Skip pictures; extract every line from the one with "Recreate this image" through the one with "const RED = '#ff0000', BLUE", exactly as written.

# Given records
--- Start ---

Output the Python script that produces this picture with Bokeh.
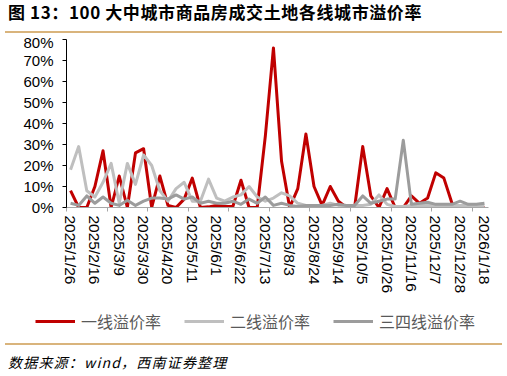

--- End ---
--- Start ---

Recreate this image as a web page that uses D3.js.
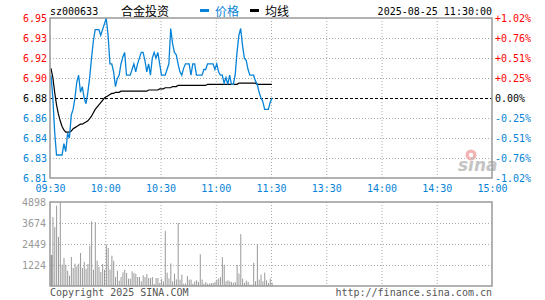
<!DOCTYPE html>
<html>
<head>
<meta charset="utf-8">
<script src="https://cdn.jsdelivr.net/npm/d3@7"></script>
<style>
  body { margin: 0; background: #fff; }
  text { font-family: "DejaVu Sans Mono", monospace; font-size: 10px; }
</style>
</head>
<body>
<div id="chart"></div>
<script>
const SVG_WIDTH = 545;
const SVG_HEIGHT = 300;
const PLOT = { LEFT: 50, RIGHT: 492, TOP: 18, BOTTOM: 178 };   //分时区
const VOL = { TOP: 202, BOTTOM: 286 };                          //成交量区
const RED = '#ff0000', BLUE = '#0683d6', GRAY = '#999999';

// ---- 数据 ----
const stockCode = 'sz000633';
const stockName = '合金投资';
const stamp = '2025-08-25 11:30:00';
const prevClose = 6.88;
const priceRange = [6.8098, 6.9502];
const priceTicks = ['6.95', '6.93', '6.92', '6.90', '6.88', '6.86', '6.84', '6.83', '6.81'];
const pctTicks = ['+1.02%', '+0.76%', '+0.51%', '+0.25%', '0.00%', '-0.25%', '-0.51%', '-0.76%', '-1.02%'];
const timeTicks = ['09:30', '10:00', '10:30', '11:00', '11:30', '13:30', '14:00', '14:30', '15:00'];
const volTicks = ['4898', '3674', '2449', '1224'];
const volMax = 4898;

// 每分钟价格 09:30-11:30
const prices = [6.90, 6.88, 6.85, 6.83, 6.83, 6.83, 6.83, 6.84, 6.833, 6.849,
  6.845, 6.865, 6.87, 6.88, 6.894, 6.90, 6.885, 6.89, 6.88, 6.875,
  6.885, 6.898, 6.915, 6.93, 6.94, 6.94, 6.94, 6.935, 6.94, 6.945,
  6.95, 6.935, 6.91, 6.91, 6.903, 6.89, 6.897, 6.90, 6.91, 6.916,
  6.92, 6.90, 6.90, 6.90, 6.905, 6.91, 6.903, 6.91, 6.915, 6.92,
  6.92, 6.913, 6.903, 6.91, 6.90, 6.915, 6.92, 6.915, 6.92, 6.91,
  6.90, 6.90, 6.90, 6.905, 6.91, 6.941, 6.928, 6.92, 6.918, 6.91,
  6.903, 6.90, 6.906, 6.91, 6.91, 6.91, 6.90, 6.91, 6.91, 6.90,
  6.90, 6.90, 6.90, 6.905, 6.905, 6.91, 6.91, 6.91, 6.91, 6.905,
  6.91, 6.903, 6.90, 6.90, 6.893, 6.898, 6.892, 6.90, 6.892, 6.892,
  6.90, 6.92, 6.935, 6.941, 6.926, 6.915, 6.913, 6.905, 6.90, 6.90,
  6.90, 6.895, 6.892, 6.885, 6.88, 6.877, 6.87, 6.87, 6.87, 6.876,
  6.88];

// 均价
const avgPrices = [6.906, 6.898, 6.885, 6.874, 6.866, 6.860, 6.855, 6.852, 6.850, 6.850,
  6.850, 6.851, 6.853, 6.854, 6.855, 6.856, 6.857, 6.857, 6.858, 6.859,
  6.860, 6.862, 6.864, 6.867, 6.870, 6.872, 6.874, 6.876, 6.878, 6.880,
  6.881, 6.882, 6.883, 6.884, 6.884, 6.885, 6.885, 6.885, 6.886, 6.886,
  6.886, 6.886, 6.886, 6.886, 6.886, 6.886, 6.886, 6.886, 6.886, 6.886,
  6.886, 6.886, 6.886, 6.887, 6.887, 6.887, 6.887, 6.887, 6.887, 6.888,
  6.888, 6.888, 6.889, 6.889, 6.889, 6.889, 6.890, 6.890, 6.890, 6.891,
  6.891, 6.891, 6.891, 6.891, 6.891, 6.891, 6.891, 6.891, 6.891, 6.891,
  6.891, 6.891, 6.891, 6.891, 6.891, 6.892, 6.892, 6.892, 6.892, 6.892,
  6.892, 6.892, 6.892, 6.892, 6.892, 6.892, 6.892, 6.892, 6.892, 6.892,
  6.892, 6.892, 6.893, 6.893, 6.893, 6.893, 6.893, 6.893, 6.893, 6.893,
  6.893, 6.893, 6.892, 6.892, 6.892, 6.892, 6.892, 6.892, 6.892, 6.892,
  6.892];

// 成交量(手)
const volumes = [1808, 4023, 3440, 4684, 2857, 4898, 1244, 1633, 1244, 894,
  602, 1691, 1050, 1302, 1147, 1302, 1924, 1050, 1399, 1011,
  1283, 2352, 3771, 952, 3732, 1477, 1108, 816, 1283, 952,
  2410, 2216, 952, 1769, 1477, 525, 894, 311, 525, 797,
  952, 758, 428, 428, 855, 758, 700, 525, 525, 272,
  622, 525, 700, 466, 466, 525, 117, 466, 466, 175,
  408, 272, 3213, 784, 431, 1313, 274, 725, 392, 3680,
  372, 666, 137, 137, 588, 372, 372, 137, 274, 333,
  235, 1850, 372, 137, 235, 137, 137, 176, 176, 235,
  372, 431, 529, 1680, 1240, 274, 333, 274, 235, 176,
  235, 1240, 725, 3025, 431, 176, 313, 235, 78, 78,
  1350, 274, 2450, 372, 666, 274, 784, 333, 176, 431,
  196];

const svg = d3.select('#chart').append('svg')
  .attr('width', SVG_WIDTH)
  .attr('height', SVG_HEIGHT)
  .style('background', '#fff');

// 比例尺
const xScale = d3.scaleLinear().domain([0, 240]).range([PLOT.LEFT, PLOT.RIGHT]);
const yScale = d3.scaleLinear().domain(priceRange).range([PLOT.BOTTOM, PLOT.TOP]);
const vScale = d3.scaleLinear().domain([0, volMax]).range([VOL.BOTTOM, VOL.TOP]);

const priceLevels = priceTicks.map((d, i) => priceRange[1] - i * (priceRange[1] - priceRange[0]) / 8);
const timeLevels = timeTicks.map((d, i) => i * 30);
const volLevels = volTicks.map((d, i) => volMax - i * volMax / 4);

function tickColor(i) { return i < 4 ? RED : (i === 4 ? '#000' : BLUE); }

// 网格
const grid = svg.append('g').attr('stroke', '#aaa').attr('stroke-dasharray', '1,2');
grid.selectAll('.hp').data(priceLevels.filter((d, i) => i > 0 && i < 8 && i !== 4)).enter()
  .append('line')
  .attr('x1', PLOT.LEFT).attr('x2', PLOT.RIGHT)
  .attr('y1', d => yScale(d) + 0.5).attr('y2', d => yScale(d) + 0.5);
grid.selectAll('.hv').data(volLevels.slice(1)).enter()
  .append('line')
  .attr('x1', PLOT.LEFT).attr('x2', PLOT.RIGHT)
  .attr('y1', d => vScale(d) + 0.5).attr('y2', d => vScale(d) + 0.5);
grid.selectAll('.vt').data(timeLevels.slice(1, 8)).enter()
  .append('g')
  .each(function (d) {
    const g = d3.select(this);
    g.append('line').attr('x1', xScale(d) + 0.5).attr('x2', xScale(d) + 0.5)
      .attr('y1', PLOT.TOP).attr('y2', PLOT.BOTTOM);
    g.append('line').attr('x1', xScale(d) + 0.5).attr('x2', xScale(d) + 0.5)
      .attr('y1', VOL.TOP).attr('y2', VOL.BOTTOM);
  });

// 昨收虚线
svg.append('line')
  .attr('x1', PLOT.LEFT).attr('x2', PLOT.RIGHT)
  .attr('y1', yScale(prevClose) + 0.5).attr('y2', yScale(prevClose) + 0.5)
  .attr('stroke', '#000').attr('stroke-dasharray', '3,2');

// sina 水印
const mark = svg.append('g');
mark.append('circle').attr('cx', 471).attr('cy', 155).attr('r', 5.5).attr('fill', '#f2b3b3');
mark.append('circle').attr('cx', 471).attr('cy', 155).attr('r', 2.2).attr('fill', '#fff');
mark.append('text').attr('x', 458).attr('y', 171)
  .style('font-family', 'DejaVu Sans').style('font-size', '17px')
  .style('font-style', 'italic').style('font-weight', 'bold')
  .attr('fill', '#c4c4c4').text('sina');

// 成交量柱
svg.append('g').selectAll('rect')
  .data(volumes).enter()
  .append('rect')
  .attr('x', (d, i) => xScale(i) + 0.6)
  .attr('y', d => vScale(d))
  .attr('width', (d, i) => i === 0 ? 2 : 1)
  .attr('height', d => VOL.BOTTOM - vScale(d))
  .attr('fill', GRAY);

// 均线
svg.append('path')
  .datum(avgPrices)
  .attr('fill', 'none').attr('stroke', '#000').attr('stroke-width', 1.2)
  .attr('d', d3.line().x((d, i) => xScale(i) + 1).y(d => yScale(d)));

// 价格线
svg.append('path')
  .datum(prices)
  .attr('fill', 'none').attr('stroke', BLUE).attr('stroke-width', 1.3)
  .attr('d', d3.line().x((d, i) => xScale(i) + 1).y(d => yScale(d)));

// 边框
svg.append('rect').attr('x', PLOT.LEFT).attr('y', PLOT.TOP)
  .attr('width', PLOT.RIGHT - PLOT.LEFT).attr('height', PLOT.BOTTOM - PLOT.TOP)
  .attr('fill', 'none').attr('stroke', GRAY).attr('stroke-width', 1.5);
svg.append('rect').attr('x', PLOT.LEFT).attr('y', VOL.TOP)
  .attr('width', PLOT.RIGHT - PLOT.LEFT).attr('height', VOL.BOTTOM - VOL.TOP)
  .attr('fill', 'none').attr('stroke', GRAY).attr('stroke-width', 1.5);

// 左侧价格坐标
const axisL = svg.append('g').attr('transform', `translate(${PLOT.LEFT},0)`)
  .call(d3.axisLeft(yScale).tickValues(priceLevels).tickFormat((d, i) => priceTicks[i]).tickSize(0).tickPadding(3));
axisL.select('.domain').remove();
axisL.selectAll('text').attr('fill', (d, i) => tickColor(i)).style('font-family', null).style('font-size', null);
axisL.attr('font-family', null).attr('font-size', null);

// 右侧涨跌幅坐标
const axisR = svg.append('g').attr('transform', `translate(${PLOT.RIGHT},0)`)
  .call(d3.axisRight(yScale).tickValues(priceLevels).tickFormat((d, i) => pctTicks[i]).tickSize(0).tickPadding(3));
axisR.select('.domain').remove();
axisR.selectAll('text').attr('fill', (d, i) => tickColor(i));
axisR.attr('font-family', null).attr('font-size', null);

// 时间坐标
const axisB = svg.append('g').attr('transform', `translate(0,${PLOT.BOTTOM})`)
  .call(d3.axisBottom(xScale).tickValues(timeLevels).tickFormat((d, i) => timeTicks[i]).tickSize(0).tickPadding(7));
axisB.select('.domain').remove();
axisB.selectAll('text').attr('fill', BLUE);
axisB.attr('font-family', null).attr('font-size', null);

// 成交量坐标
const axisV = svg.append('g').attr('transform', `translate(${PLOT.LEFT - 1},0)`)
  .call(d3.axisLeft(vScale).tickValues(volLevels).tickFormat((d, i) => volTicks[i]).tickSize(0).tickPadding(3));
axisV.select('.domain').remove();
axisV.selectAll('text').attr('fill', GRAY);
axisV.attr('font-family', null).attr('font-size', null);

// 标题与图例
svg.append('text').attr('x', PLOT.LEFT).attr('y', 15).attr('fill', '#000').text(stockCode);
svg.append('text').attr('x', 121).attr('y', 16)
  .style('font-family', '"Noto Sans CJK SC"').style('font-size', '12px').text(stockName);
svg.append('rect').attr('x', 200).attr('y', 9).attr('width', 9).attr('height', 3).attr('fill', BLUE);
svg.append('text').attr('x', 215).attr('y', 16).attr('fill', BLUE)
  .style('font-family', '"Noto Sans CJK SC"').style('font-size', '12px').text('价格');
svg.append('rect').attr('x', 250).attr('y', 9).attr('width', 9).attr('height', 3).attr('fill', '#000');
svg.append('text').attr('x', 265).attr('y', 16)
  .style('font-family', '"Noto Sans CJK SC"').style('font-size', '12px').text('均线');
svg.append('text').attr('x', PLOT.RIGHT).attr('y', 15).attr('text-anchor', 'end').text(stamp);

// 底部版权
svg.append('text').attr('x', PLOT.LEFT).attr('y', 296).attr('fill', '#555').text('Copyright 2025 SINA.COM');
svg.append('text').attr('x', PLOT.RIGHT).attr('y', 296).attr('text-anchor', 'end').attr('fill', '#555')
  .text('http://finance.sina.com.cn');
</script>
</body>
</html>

--- End ---

# Full output
Recreate this image as a web page that uses D3.js.
<!DOCTYPE html>
<html>
<head>
<meta charset="utf-8">
<script src="https://cdn.jsdelivr.net/npm/d3@7"></script>
<style>
  body { margin: 0; background: #fff; }
  text { font-family: "DejaVu Sans Mono", monospace; font-size: 10px; }
</style>
</head>
<body>
<div id="chart"></div>
<script>
const SVG_WIDTH = 545;
const SVG_HEIGHT = 300;
const PLOT = { LEFT: 50, RIGHT: 492, TOP: 18, BOTTOM: 178 };   //分时区
const VOL = { TOP: 202, BOTTOM: 286 };                          //成交量区
const RED = '#ff0000', BLUE = '#0683d6', GRAY = '#999999';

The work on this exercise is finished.